## Recorded data:

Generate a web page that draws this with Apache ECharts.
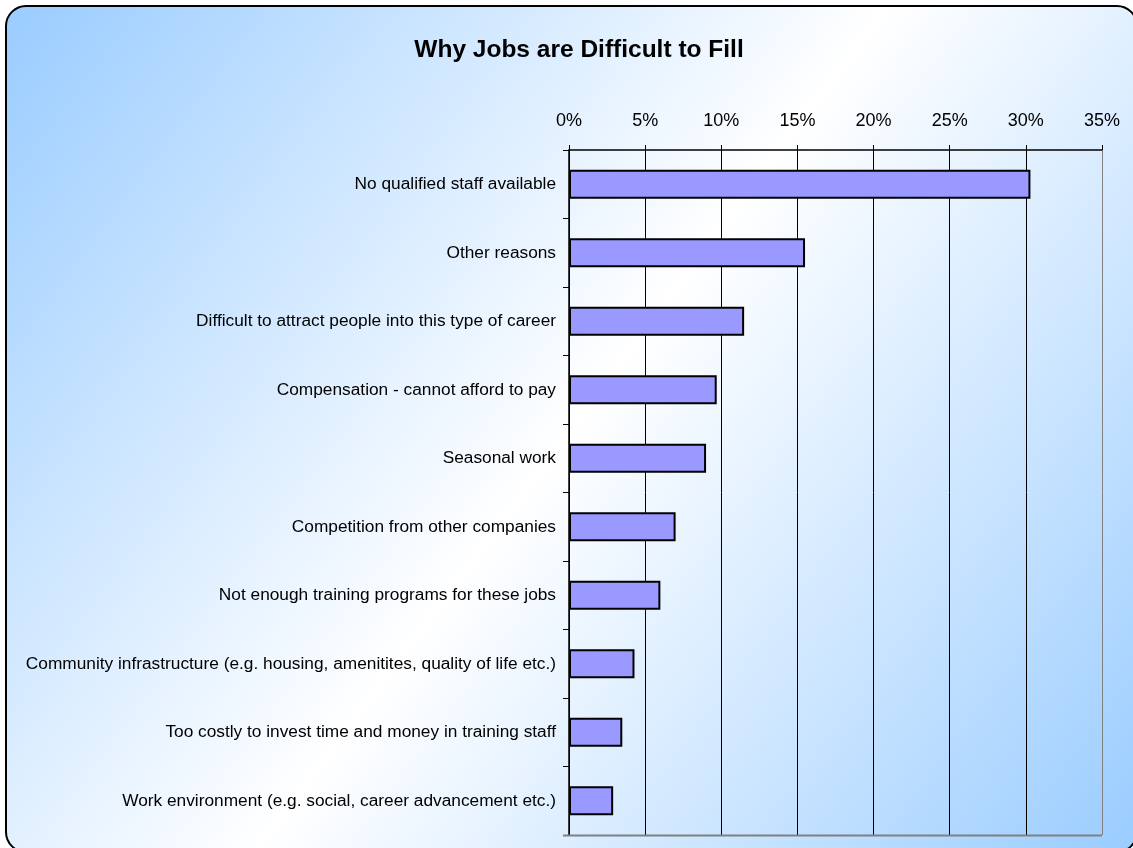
<!DOCTYPE html>
<html>
<head>
<meta charset="utf-8">
<title>Why Jobs are Difficult to Fill</title>
<script src="https://cdn.jsdelivr.net/npm/echarts@6/dist/echarts.min.js"></script>
<style>
  html, body { margin: 0; padding: 0; background: #ffffff; }
  #chart { width: 1133px; height: 848px; }
</style>
</head>
<body>
<div id="chart"></div>
<script>
// Reasons given for hard-to-fill positions, top to bottom
const categories = [
  'No qualified staff available',
  'Other reasons',
  'Difficult to attract people into this type of career',
  'Compensation - cannot afford to pay',
  'Seasonal work',
  'Competition from other companies',
  'Not enough training programs for these jobs',
  'Community infrastructure (e.g. housing, amenitites, quality of life etc.)',
  'Too costly to invest time and money in training staff',
  'Work environment (e.g. social, career advancement etc.)'
];

// Share of responses, in percent
const shares = [30.3, 15.5, 11.5, 9.7, 9.0, 7.0, 6.0, 4.3, 3.5, 2.9];

// Percentage axis
const axisMin = 0;
const axisMax = 35;
const axisStep = 5;

const FONT = '"Liberation Sans", Arial, sans-serif';

const chart = echarts.init(document.getElementById('chart'), null, { renderer: 'canvas' });

// grid lines: dark inside the plot, grey where the last one meets the plot frame
const gridLineColors = [];
for (let v = axisMin; v <= axisMax; v += axisStep) {
  gridLineColors.push(v === axisMax ? '#808080' : '#000000');
}

chart.setOption({
  animation: false,
  graphic: [{
    type: 'rect',
    z: -100,
    silent: true,
    shape: { x: 6, y: 6, width: 1131, height: 846, r: 20 },
    style: {
      fill: new echarts.graphic.LinearGradient(0, 0, 1, 1, [
        { offset: 0, color: '#99ccff' },
        { offset: 0.5, color: '#ffffff' },
        { offset: 1, color: '#99ccff' }
      ]),
      stroke: '#000000',
      lineWidth: 2
    }
  }, {
    // bottom frame line of the plot area
    type: 'line',
    z: 1,
    silent: true,
    shape: { x1: 563, y1: 835.5, x2: 1102, y2: 835.5 },
    style: { stroke: '#808080', lineWidth: 2 }
  }],
  title: {
    text: 'Why Jobs are Difficult to Fill',
    left: 574,
    top: 33,
    textAlign: 'center',
    textStyle: {
      fontFamily: FONT,
      fontSize: 24.5,
      fontWeight: 'bold',
      color: '#000000'
    }
  },
  grid: {
    left: 569,
    right: 31,
    top: 150,
    bottom: 13,
    containLabel: false
  },
  xAxis: {
    type: 'value',
    position: 'top',
    min: axisMin,
    max: axisMax,
    interval: axisStep,
    axisLine: { show: true, lineStyle: { color: '#000000', width: 1.5 } },
    axisTick: { show: true, length: 5, lineStyle: { color: '#000000', width: 1 } },
    axisLabel: {
      formatter: '{value}%',
      fontFamily: FONT,
      fontSize: 18,
      color: '#000000',
      margin: 20
    },
    splitLine: { show: true, lineStyle: { color: gridLineColors, width: 1 } }
  },
  yAxis: {
    type: 'category',
    inverse: true,
    data: categories,
    axisLine: { show: true, lineStyle: { color: '#000000', width: 1.5 } },
    axisTick: { show: true, length: 6, lineStyle: { color: '#000000', width: 1 } },
    axisLabel: {
      fontFamily: FONT,
      fontSize: 17.3,
      color: '#000000',
      margin: 13
    },
    splitLine: { show: false }
  },
  series: [{
    type: 'bar',
    data: shares,
    barWidth: '42%',
    itemStyle: {
      color: '#9999ff',
      borderColor: '#000000',
      borderWidth: 2
    },
    label: { show: false }
  }]
});
</script>
</body>
</html>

## Task brief:
From start to finish, output the listing exactly, but omit its pictures.

## Problem solution:
Generate a web page that draws this with Apache ECharts.
<!DOCTYPE html>
<html>
<head>
<meta charset="utf-8">
<title>Why Jobs are Difficult to Fill</title>
<script src="https://cdn.jsdelivr.net/npm/echarts@6/dist/echarts.min.js"></script>
<style>
  html, body { margin: 0; padding: 0; background: #ffffff; }
  #chart { width: 1133px; height: 848px; }
</style>
</head>
<body>
<div id="chart"></div>
<script>
// Reasons given for hard-to-fill positions, top to bottom
const categories = [
  'No qualified staff available',
  'Other reasons',
  'Difficult to attract people into this type of career',
  'Compensation - cannot afford to pay',
  'Seasonal work',
  'Competition from other companies',
  'Not enough training programs for these jobs',
  'Community infrastructure (e.g. housing, amenitites, quality of life etc.)',
  'Too costly to invest time and money in training staff',
  'Work environment (e.g. social, career advancement etc.)'
];

// Share of responses, in percent
const shares = [30.3, 15.5, 11.5, 9.7, 9.0, 7.0, 6.0, 4.3, 3.5, 2.9];

// Percentage axis
const axisMin = 0;
const axisMax = 35;
const axisStep = 5;

const FONT = '"Liberation Sans", Arial, sans-serif';

const chart = echarts.init(document.getElementById('chart'), null, { renderer: 'canvas' });

// grid lines: dark inside the plot, grey where the last one meets the plot frame
const gridLineColors = [];
for (let v = axisMin; v <= axisMax; v += axisStep) {
  gridLineColors.push(v === axisMax ? '#808080' : '#000000');
}

chart.setOption({
  animation: false,
  graphic: [{
    type: 'rect',
    z: -100,
    silent: true,
    shape: { x: 6, y: 6, width: 1131, height: 846, r: 20 },
    style: {
      fill: new echarts.graphic.LinearGradient(0, 0, 1, 1, [
        { offset: 0, color: '#99ccff' },
        { offset: 0.5, color: '#ffffff' },
        { offset: 1, color: '#99ccff' }
      ]),
      stroke: '#000000',
      lineWidth: 2
    }
  }, {
    // bottom frame line of the plot area
    type: 'line',
    z: 1,
    silent: true,
    shape: { x1: 563, y1: 835.5, x2: 1102, y2: 835.5 },
    style: { stroke: '#808080', lineWidth: 2 }
  }],
  title: {
    text: 'Why Jobs are Difficult to Fill',
    left: 574,
    top: 33,
    textAlign: 'center',
    textStyle: {
      fontFamily: FONT,
      fontSize: 24.5,
      fontWeight: 'bold',
      color: '#000000'
    }
  },
  grid: {
    left: 569,
    right: 31,
    top: 150,
    bottom: 13,
    containLabel: false
  },
  xAxis: {
    type: 'value',
    position: 'top',
    min: axisMin,
    max: axisMax,
    interval: axisStep,
    axisLine: { show: true, lineStyle: { color: '#000000', width: 1.5 } },
    axisTick: { show: true, length: 5, lineStyle: { color: '#000000', width: 1 } },
    axisLabel: {
      formatter: '{value}%',
      fontFamily: FONT,
      fontSize: 18,
      color: '#000000',
      margin: 20
    },
    splitLine: { show: true, lineStyle: { color: gridLineColors, width: 1 } }
  },
  yAxis: {
    type: 'category',
    inverse: true,
    data: categories,
    axisLine: { show: true, lineStyle: { color: '#000000', width: 1.5 } },
    axisTick: { show: true, length: 6, lineStyle: { color: '#000000', width: 1 } },
    axisLabel: {
      fontFamily: FONT,
      fontSize: 17.3,
      color: '#000000',
      margin: 13
    },
    splitLine: { show: false }
  },
  series: [{
    type: 'bar',
    data: shares,
    barWidth: '42%',
    itemStyle: {
      color: '#9999ff',
      borderColor: '#000000',
      borderWidth: 2
    },
    label: { show: false }
  }]
});
</script>
</body>
</html>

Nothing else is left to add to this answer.